_YOUR GOAL:_
Set down word for word the lines running from the line with "Emit a Python" to the line with "import pandas as pd", ends included. Skip every picture.
BEGIN THE DATA
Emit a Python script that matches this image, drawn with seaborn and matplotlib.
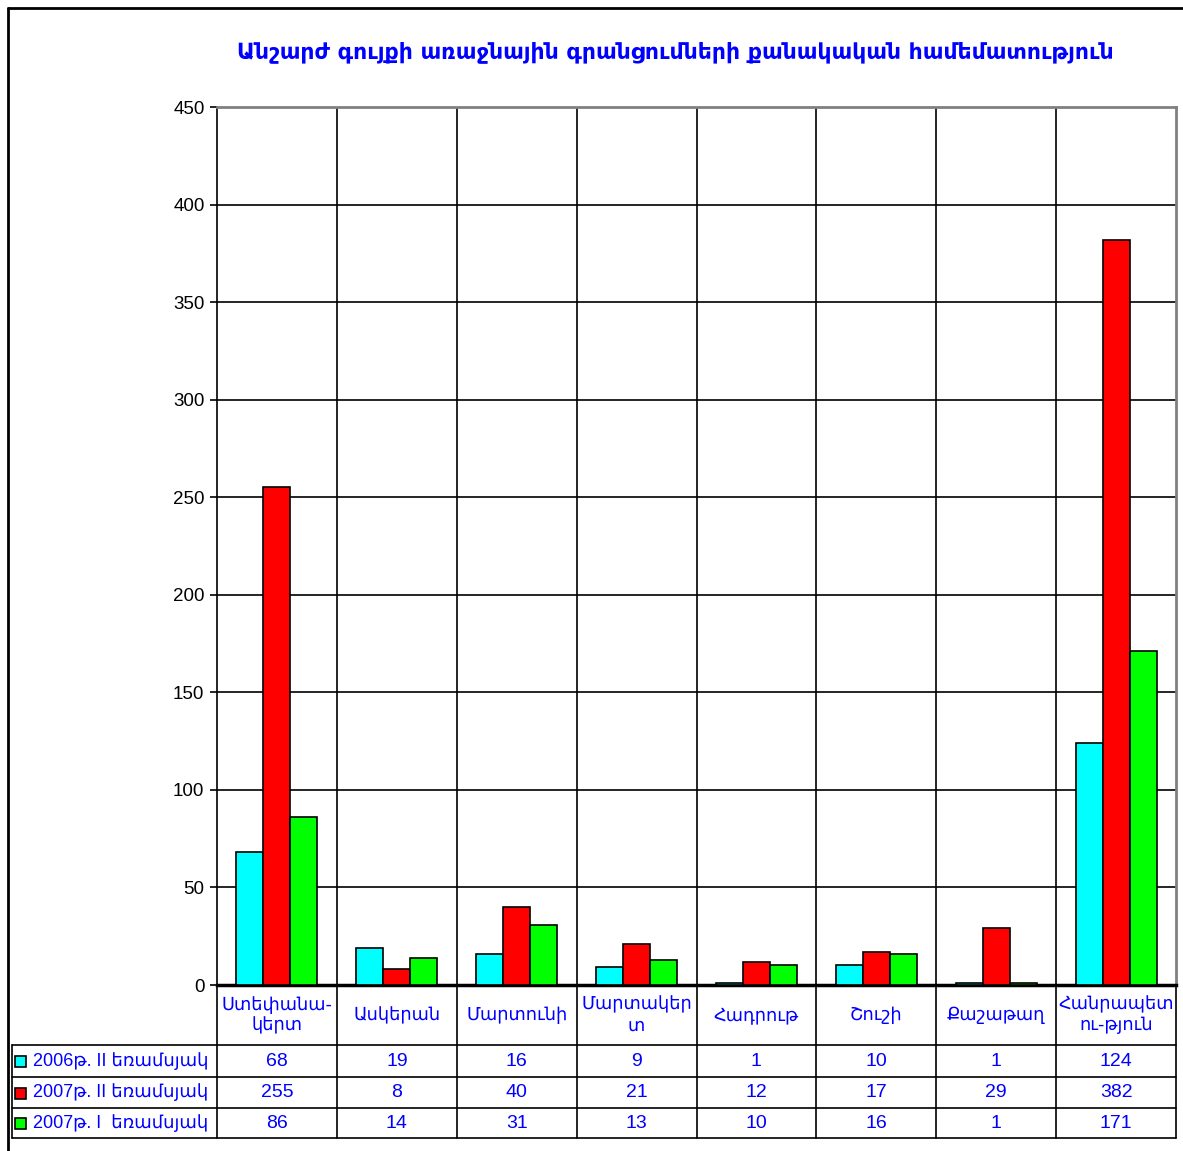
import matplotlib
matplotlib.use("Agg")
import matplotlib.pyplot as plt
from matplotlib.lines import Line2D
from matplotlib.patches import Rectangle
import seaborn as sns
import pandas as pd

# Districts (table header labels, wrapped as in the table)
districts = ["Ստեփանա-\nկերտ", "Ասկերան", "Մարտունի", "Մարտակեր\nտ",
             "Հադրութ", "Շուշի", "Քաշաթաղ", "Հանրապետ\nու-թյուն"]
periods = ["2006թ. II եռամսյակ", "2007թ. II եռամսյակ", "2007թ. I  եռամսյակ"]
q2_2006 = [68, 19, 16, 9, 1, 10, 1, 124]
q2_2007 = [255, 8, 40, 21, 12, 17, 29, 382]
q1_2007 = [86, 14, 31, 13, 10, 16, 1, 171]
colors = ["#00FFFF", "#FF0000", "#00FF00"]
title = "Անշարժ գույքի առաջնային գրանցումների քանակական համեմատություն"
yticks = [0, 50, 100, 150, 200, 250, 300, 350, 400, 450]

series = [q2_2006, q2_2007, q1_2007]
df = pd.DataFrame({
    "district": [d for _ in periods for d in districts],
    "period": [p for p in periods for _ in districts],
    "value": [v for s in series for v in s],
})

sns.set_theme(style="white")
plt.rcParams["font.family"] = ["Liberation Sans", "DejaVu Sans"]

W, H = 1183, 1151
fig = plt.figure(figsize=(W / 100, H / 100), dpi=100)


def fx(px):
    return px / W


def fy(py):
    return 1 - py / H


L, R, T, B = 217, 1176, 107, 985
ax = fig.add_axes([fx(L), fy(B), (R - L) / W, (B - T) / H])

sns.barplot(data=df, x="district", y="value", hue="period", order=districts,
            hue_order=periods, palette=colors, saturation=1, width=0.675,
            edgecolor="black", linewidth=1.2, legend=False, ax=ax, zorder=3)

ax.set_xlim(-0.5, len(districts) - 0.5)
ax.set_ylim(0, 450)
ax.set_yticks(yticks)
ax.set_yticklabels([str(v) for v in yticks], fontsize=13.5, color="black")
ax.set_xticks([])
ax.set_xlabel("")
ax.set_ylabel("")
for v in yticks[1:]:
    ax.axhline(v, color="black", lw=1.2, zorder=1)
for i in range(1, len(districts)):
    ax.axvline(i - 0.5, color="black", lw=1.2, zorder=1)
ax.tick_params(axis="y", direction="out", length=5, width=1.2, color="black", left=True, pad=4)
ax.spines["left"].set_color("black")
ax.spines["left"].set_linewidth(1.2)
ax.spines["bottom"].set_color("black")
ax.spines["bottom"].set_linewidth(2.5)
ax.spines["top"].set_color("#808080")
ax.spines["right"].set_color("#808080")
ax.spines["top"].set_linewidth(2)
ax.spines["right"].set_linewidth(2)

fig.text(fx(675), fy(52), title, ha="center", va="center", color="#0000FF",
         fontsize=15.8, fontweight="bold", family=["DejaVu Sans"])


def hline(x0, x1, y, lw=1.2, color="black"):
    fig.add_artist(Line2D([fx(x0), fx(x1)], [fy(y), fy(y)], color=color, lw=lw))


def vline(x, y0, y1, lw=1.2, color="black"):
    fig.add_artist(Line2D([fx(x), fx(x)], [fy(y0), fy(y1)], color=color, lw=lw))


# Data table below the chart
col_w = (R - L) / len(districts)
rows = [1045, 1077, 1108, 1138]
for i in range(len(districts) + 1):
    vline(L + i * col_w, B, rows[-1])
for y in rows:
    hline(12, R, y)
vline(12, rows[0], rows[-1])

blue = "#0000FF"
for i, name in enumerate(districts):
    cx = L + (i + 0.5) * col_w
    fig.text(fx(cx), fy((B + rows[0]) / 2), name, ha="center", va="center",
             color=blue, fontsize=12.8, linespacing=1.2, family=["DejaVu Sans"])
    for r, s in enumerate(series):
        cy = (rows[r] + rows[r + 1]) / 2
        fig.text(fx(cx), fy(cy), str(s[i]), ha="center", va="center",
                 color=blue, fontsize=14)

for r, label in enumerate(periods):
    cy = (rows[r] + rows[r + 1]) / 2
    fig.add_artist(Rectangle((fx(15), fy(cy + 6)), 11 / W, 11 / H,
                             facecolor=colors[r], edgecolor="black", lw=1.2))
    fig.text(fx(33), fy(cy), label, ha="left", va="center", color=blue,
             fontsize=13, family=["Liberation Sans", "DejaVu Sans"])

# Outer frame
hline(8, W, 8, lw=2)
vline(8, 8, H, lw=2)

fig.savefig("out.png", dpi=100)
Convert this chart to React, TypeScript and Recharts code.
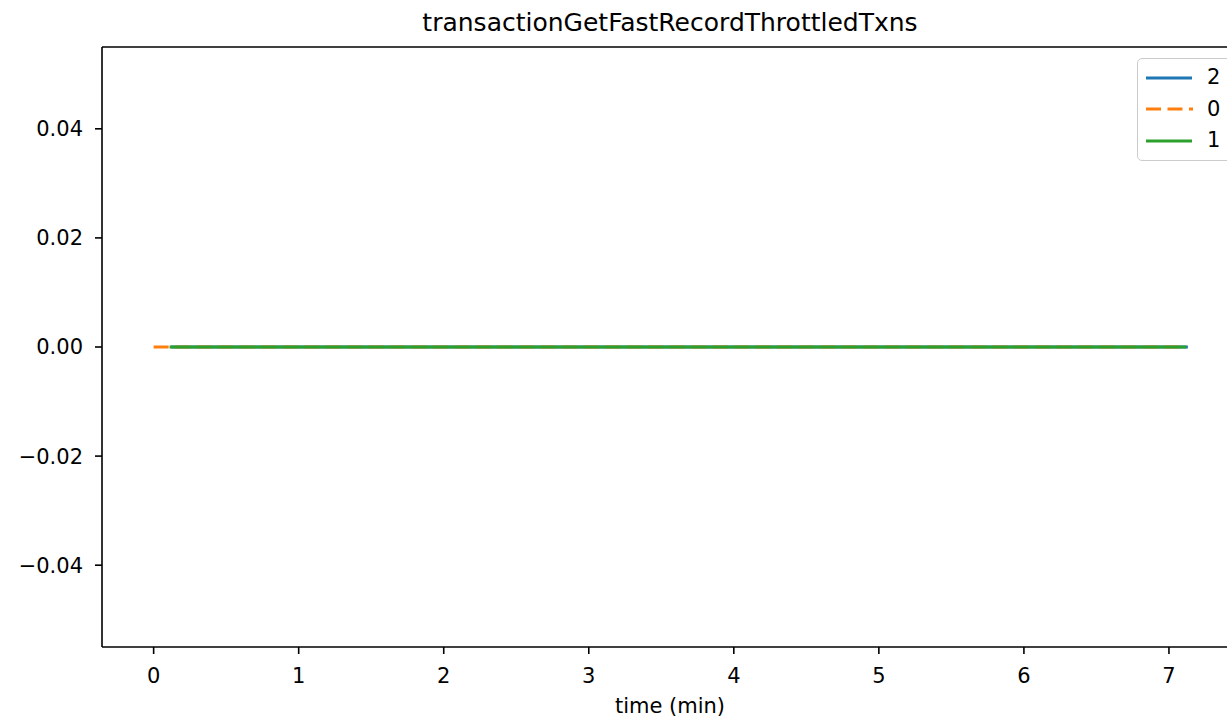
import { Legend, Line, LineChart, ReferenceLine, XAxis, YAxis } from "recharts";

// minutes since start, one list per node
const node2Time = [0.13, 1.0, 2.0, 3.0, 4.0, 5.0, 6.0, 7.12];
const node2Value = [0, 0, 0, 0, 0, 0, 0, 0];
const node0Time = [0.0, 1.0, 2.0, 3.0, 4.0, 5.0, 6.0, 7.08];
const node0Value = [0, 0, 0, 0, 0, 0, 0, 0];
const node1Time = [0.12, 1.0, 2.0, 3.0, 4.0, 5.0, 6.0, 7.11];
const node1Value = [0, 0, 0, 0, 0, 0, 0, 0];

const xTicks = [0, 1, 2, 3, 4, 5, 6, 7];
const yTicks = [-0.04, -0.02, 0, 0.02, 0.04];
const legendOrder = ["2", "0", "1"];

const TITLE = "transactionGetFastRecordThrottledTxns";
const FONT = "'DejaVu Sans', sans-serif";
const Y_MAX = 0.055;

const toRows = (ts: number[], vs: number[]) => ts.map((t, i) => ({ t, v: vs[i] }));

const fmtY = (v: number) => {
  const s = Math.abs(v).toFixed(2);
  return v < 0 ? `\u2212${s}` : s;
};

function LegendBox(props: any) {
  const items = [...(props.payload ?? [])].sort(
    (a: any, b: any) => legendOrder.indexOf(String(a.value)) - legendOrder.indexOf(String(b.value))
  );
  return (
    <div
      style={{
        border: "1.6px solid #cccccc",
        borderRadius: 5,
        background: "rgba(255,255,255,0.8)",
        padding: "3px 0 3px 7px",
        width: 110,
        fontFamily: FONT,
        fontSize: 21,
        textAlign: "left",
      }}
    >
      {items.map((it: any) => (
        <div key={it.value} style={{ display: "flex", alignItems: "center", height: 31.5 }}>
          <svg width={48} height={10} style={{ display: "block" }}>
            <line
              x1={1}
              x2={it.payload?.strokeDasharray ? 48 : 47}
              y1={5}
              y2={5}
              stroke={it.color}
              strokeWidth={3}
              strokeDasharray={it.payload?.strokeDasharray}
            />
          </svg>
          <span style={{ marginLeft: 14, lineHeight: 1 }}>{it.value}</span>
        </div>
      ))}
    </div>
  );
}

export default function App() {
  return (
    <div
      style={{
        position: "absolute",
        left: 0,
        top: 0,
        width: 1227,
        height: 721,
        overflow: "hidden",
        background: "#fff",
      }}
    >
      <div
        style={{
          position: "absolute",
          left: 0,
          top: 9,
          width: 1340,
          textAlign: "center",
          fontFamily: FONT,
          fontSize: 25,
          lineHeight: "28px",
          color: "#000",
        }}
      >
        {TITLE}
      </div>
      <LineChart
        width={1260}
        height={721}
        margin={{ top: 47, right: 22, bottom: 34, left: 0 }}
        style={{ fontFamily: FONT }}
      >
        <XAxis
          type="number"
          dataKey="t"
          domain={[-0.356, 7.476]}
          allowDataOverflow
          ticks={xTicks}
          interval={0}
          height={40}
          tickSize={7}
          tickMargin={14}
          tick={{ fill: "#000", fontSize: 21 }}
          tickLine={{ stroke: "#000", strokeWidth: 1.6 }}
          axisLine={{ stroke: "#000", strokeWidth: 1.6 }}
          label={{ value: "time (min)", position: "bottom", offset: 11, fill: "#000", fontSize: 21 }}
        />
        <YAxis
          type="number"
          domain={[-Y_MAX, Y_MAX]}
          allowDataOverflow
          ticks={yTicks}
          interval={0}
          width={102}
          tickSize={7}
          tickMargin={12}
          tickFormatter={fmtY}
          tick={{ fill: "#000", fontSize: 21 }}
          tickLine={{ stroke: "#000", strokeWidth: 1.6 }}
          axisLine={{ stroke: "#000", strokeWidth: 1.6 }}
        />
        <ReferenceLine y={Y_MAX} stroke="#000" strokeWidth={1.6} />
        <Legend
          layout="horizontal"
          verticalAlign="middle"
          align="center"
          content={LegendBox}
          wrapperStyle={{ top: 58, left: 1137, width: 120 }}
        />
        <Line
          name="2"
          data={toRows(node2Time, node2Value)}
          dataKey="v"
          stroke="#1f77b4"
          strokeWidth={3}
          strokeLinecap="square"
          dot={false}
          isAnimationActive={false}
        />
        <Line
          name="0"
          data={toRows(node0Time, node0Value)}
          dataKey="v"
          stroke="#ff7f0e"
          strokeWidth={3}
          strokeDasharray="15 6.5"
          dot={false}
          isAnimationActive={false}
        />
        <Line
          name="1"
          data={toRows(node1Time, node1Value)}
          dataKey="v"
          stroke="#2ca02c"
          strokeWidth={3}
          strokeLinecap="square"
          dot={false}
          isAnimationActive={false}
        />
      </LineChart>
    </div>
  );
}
END THE DATA
BEGIN THE DATA
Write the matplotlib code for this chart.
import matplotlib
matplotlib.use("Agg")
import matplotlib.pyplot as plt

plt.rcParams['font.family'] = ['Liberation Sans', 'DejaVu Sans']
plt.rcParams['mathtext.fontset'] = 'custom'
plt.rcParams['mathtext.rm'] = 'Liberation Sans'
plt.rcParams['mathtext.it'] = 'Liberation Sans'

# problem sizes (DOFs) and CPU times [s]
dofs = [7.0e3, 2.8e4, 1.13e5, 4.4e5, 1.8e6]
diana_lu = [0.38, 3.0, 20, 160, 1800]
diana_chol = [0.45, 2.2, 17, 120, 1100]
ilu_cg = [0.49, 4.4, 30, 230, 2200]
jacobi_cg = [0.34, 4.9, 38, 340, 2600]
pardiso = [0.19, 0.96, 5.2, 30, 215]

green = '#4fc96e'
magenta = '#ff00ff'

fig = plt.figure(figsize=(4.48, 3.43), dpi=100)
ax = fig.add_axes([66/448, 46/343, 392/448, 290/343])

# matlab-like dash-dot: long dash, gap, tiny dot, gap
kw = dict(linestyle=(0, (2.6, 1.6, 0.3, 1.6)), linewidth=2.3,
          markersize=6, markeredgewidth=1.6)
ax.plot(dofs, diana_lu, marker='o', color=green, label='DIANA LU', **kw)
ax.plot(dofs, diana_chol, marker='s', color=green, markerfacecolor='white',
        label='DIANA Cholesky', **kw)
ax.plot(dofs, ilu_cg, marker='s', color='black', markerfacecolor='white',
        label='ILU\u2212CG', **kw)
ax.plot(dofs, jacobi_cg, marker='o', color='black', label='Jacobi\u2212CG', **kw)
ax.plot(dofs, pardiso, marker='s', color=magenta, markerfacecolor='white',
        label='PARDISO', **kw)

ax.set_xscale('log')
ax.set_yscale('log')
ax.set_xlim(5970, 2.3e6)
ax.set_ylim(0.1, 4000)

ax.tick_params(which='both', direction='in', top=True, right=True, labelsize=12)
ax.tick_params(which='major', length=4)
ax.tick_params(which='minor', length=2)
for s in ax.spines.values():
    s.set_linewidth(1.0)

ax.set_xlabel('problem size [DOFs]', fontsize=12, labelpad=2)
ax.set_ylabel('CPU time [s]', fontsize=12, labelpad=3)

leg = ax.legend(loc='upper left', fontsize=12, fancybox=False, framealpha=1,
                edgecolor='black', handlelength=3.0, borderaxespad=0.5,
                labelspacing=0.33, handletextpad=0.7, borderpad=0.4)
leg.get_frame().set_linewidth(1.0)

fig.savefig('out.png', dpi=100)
END THE DATA
BEGIN THE DATA
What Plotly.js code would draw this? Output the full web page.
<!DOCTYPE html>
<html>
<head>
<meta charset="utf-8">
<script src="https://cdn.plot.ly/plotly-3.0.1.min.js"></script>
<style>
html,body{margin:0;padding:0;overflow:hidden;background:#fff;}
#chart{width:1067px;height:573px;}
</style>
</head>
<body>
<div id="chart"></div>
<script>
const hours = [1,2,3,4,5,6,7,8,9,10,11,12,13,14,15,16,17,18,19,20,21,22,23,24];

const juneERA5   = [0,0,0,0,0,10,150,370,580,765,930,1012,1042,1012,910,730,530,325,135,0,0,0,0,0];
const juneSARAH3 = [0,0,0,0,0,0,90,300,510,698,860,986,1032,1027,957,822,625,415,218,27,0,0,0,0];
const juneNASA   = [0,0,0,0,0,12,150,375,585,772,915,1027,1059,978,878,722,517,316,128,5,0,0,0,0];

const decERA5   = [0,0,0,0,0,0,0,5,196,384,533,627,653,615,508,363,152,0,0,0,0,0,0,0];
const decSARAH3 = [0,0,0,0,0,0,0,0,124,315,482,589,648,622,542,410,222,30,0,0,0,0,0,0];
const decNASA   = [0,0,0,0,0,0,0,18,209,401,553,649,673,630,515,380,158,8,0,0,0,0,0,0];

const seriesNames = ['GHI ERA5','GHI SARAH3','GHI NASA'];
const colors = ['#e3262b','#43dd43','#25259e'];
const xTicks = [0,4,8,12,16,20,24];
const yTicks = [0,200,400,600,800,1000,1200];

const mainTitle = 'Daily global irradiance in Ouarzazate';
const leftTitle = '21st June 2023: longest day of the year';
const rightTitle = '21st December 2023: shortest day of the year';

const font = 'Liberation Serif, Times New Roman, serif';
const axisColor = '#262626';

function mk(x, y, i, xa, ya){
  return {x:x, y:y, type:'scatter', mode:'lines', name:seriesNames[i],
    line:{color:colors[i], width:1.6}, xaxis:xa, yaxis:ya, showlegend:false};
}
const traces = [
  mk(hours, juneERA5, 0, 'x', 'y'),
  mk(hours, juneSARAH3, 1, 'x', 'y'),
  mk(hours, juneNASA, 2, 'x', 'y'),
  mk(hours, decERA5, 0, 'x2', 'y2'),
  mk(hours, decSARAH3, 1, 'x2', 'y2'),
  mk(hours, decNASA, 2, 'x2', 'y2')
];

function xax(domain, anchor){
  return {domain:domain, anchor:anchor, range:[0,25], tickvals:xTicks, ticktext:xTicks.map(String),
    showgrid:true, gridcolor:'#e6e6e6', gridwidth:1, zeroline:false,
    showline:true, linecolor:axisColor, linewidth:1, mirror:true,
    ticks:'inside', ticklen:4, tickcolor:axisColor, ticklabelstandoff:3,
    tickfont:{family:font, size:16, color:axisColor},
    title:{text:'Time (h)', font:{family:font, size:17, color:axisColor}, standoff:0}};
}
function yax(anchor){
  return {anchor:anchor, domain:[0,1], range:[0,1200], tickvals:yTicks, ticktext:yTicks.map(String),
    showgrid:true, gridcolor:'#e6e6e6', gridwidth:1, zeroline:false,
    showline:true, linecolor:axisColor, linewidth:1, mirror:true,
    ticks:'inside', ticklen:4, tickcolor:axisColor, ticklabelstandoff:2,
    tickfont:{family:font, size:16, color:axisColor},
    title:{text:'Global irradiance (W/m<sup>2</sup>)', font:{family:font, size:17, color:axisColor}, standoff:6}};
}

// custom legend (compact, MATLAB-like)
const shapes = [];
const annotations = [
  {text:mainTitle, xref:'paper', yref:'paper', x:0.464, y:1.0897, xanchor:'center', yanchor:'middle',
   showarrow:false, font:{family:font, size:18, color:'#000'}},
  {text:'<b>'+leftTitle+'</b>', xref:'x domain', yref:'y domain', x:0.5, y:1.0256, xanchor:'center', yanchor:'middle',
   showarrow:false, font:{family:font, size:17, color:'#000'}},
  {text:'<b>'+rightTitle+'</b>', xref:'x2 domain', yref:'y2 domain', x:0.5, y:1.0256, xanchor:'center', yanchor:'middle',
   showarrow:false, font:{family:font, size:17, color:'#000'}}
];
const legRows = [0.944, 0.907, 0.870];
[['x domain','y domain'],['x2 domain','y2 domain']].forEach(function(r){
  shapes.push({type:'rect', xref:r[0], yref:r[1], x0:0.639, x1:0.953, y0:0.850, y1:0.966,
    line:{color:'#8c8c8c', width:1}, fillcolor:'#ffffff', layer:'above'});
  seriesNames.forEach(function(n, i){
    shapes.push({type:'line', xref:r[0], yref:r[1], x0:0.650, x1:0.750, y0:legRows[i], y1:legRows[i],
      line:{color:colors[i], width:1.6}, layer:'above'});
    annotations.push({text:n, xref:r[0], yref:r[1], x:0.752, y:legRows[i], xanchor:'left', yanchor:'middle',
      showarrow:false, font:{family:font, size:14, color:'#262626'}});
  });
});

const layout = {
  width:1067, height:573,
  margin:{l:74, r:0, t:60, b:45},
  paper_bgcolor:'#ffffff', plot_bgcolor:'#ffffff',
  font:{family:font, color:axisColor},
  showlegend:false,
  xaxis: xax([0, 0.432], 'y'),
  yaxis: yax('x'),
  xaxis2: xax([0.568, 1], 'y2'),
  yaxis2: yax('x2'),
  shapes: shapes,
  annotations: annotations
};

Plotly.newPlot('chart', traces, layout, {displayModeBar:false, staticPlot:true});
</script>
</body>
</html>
END THE DATA
_RESPONSE TO THE TASK:_
Emit a Python script that matches this image, drawn with seaborn and matplotlib.
import matplotlib
matplotlib.use("Agg")
import matplotlib.pyplot as plt
from matplotlib.lines import Line2D
from matplotlib.patches import Rectangle
import seaborn as sns
import pandas as pd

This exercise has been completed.